--- Given material ---

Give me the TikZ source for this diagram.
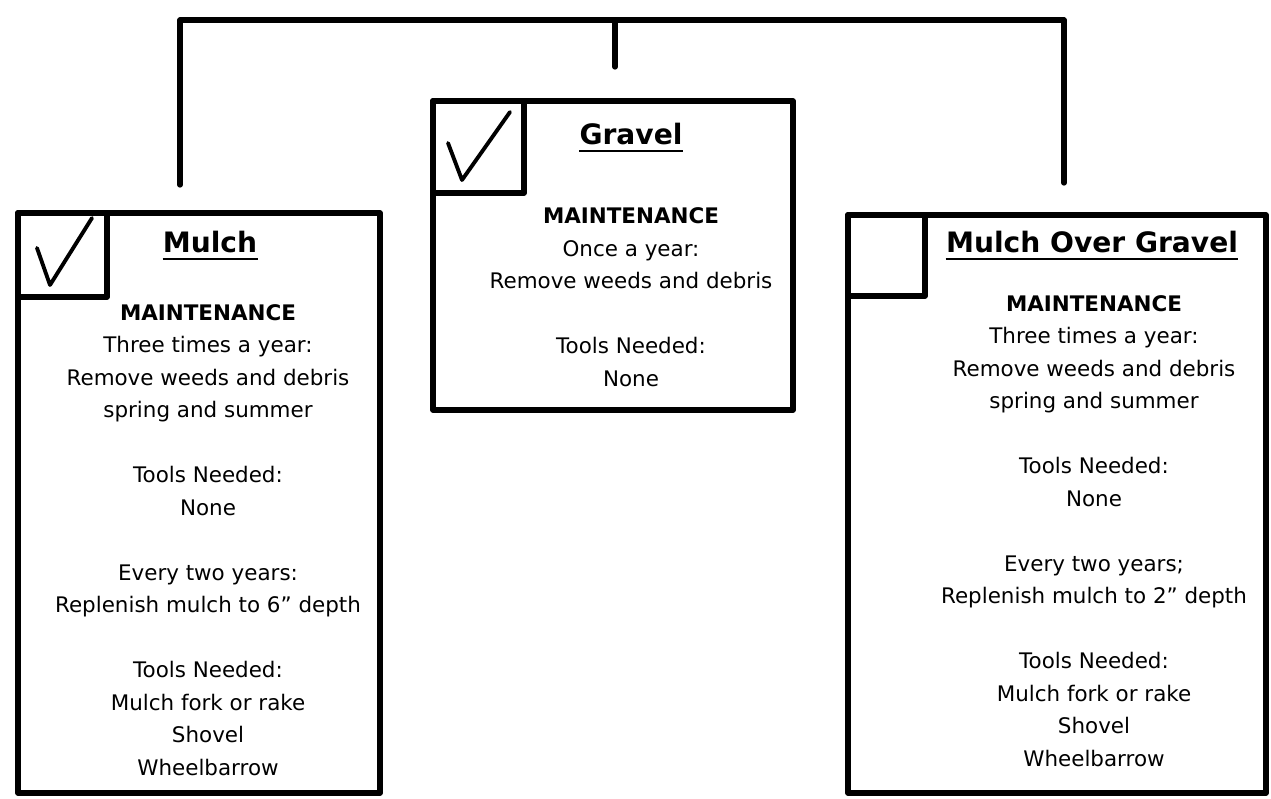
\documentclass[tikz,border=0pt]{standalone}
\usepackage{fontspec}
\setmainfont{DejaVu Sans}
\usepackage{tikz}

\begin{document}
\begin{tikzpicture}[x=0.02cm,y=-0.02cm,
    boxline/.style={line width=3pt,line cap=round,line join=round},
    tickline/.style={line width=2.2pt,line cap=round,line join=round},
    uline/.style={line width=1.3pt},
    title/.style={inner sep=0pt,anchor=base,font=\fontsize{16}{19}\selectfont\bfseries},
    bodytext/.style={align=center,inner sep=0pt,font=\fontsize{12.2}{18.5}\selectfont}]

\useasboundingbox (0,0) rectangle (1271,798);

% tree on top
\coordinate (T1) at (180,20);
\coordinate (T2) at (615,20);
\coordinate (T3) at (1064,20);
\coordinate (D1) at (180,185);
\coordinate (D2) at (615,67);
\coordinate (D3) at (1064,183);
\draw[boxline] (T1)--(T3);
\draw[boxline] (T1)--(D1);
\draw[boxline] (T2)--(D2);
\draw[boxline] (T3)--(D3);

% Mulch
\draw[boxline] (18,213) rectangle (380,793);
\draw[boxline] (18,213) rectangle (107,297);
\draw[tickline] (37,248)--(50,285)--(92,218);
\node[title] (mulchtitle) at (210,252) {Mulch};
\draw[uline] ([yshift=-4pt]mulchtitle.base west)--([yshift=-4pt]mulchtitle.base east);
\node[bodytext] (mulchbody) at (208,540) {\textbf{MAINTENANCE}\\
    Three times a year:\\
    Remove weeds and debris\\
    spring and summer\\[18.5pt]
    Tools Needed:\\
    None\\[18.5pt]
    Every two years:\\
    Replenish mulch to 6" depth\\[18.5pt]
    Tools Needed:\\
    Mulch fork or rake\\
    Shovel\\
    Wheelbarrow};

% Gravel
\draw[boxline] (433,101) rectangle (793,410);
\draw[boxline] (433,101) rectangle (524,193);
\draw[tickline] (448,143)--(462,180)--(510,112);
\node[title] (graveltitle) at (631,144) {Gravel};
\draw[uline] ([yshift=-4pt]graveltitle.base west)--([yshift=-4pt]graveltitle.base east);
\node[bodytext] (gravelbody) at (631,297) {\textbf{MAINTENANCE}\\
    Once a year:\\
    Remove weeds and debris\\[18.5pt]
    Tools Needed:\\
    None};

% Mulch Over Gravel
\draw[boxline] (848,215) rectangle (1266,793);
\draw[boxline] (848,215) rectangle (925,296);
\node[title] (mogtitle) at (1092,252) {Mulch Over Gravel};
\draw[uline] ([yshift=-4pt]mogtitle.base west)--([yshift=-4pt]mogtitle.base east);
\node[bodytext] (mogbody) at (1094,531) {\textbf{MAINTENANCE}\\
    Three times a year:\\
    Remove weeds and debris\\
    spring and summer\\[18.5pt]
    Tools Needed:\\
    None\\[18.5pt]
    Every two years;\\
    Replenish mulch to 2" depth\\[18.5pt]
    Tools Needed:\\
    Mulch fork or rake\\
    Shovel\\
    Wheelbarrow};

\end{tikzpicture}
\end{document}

---

### [Exercise objective]
Exactly restate the lines from the beginning of the data through the line with "(0,0) rectangle (1271,798);", and no others, keeping pictures out.

### [Complete answer]
Give me the TikZ source for this diagram.
\documentclass[tikz,border=0pt]{standalone}
\usepackage{fontspec}
\setmainfont{DejaVu Sans}
\usepackage{tikz}

\begin{document}
\begin{tikzpicture}[x=0.02cm,y=-0.02cm,
    boxline/.style={line width=3pt,line cap=round,line join=round},
    tickline/.style={line width=2.2pt,line cap=round,line join=round},
    uline/.style={line width=1.3pt},
    title/.style={inner sep=0pt,anchor=base,font=\fontsize{16}{19}\selectfont\bfseries},
    bodytext/.style={align=center,inner sep=0pt,font=\fontsize{12.2}{18.5}\selectfont}]

\useasboundingbox (0,0) rectangle (1271,798);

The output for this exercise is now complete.